MUMDONEGOOD Fri 29-Aug-08 02:59:49

Awake again. DD went to his mum and saw pictures of him and gf. I am absolutely gutted, he didn't move to his mum and is probably staying with her. There is proof now that this is his gf otherwise mother would not have photos. Not in photoframes though, stuck in mirror in hallway. Neice told dd was his girlfriend, aunty told her friend who is a girl. I cried all night, I have been used right from the first time we met. sad

escape Fri 29-Aug-08 04:02:36

Ladies...
its important to undersatnd that other peoples reaction to you not being married is their 'problem', and the fact is - not a general snapshot of national opinion in this day and age.
I am an educated professional, I married at 23 and have 3 children (now 30)
out of a group of say 8/9 close friends, I am the only one and can't even see it happening anytime soon for any of the others. (all attractive professionals0
YET - I know that within my own family set up ( and use DH's for comparison also) that had I not been married now - I would be considered exactly as you are describing.

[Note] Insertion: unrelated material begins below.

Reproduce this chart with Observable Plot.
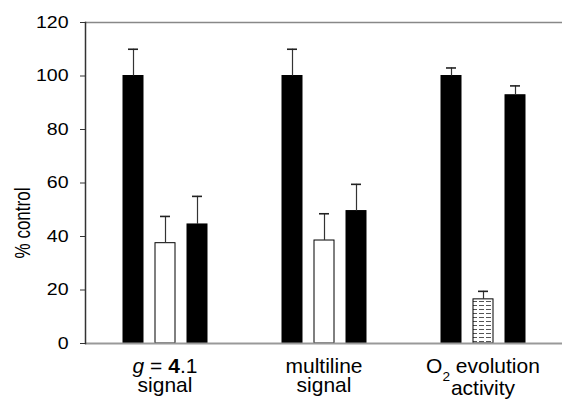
<!DOCTYPE html>
<html><head><meta charset="utf-8">
<script src="https://cdn.jsdelivr.net/npm/d3@7"></script>
<script src="https://cdn.jsdelivr.net/npm/@observablehq/plot@0.6"></script>
<style>body{margin:0;background:#fff}</style>
</head><body><div id="chart"></div>
<script>
// Data
const groups = ["g41", "multiline", "o2"];
const groupLabels = [["g = 4.1", "signal"], ["multiline", "signal"], ["O2 evolution", "activity"]];
const series = ["s1", "s2", "s3"];
const values = [[100, 37.5, 44.5], [100, 38.5, 49.5], [100, 16.5, 92.8]];
const errors = [[10, 10, 10.5], [10, 10, 10], [3, 3, 3.5]];
const kinds = [["solid", "open", "solid"], ["solid", "open", "solid"], ["solid", "hatched", "solid"]];
const yTicks = [0, 20, 40, 60, 80, 100, 120];
const yLabel = "% control";

const data = [];
groups.forEach((g, i) => series.forEach((s, j) => data.push({
  group: g, series: s, value: values[i][j], top: values[i][j] + errors[i][j], kind: kinds[i][j]
})));
const labelOf = Object.fromEntries(groups.map((g, i) => [g, groupLabels[i].join("\n")]));

const W = 562, H = 405, ML = 85, MT = 22, MB = 62;
const chart = Plot.plot({
  width: W, height: H,
  marginLeft: ML, marginRight: 0, marginTop: MT, marginBottom: MB,
  style: {fontFamily: "Liberation Sans, Arial, sans-serif", fontSize: "17px", color: "#000", background: "#fff"},
  fx: {domain: groups, padding: 0, axis: null},
  x: {domain: series, paddingInner: 0.375, paddingOuter: 1.17, axis: null},
  y: {domain: [0, 120], axis: null},
  color: {domain: ["solid", "open", "hatched"], range: ["#000", "#fff", "url(#hatch)"]},
  marks: [
    Plot.axisY({ticks: yTicks, tickSize: 5, tickPadding: 12, fontSize: 17, label: null, stroke: "#333"}),
    Plot.axisFx({anchor: "bottom", tickSize: 0, tickPadding: 15.8, fontSize: 20, lineHeight: 0.95,
      tickFormat: g => labelOf[g], label: null}),
    Plot.barY(data, {fx: "group", x: "series", y: "value", fill: "kind", stroke: "#000", strokeWidth: 1}),
    Plot.ruleX(data, {fx: "group", x: "series", y1: "value", y2: "top", stroke: "#333", strokeWidth: 1.2}),
    Plot.tickY(data, {fx: "group", x: "series", y: "top", insetLeft: 5, insetRight: 5, stroke: "#222", strokeWidth: 1.6}),
    Plot.ruleY([0], {stroke: "#999", strokeWidth: 2}),
    Plot.ruleY([120], {stroke: "#888", strokeWidth: 1.5}),
    Plot.frame({anchor: "left", facet: "super", stroke: "#333", strokeWidth: 1.5}),
    Plot.text([yLabel], {facet: "super", text: d => d, frameAnchor: "left", rotate: -90,
      fontSize: 17, fill: "#000"})
  ]
});

// pattern for the hatched bar
const ns = "http://www.w3.org/2000/svg";
const defs = document.createElementNS(ns, "defs");
defs.innerHTML = `<pattern id="hatch" width="7" height="4" patternUnits="userSpaceOnUse">
  <rect width="7" height="4" fill="#fff"/>
  <line x1="0" y1="1.5" x2="5" y2="1.5" stroke="#555" stroke-width="1"/></pattern>`;
chart.insertBefore(defs, chart.firstChild);

// rich text for category labels
chart.querySelectorAll('[aria-label="fx-axis tick label"] tspan, [aria-label="fx-axis tick label"] text').forEach(el => {
  if (el.children.length) return;
  const t = el.textContent;
  if (t === "g = 4.1") {
    el.innerHTML = `<tspan font-style="italic">g</tspan> = <tspan font-weight="bold">4</tspan>.1`;
  } else if (t === "O2 evolution") {
    el.innerHTML = `O<tspan baseline-shift="sub" font-size="13">2</tspan> evolution`;
  } else if (t === "activity") {
    el.setAttribute("dy", "1.12em");
  }
});
// the original typeface is drawn slightly wide
chart.querySelectorAll('[aria-label="fx-axis tick label"] text').forEach(el => {
  el.setAttribute("transform", (el.getAttribute("transform") || "") + " scale(1.05,1)");
});
chart.querySelectorAll('[aria-label="y-axis tick label"] text').forEach(el => {
  el.setAttribute("transform", (el.getAttribute("transform") || "") + " scale(1.15,1)");
});
// y-axis title placement (rotated, sits a little below the frame's middle)
chart.querySelectorAll('text').forEach(el => {
  if (el.textContent !== yLabel) return;
  ["x", "y", "dx", "dy"].forEach(a => el.removeAttribute(a));
  el.setAttribute("dy", "0.32em");
  el.setAttribute("text-anchor", "middle");
  el.setAttribute("transform", `translate(${ML - 62},${(MT + H - MB) / 2 + 40}) rotate(-90) scale(1,1.25)`);
});

document.getElementById("chart").appendChild(chart);
</script>
</body></html>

don't forget - you can get married until the day you die, but we all know the fertility stats.
You've all got your kids.
if Marriage is the thing for you it will happen , there's plenty of time.

escape Fri 29-Aug-08 04:02:58

Ladies...
its important to undersatnd that other peoples reaction to you not being married is their 'problem', and the fact is - not a general snapshot of national opinion in this day and age.
I am an educated professional, I married at 23 and have 3 children (now 30)
out of a group of say 8/9 close friends, I am the only one and can't even see it happening anytime soon for any of the others. (all attractive professionals0
YET - I know that within my own family set up ( and use DH's for comparison also) that had I not been married now - I would be considered exactly as you are describing.

don't forget - you can get married until the day you die, but we all know the fertility stats.
You've all got your kids.
if Marriage is the thing for you it will happen , there's plenty of time.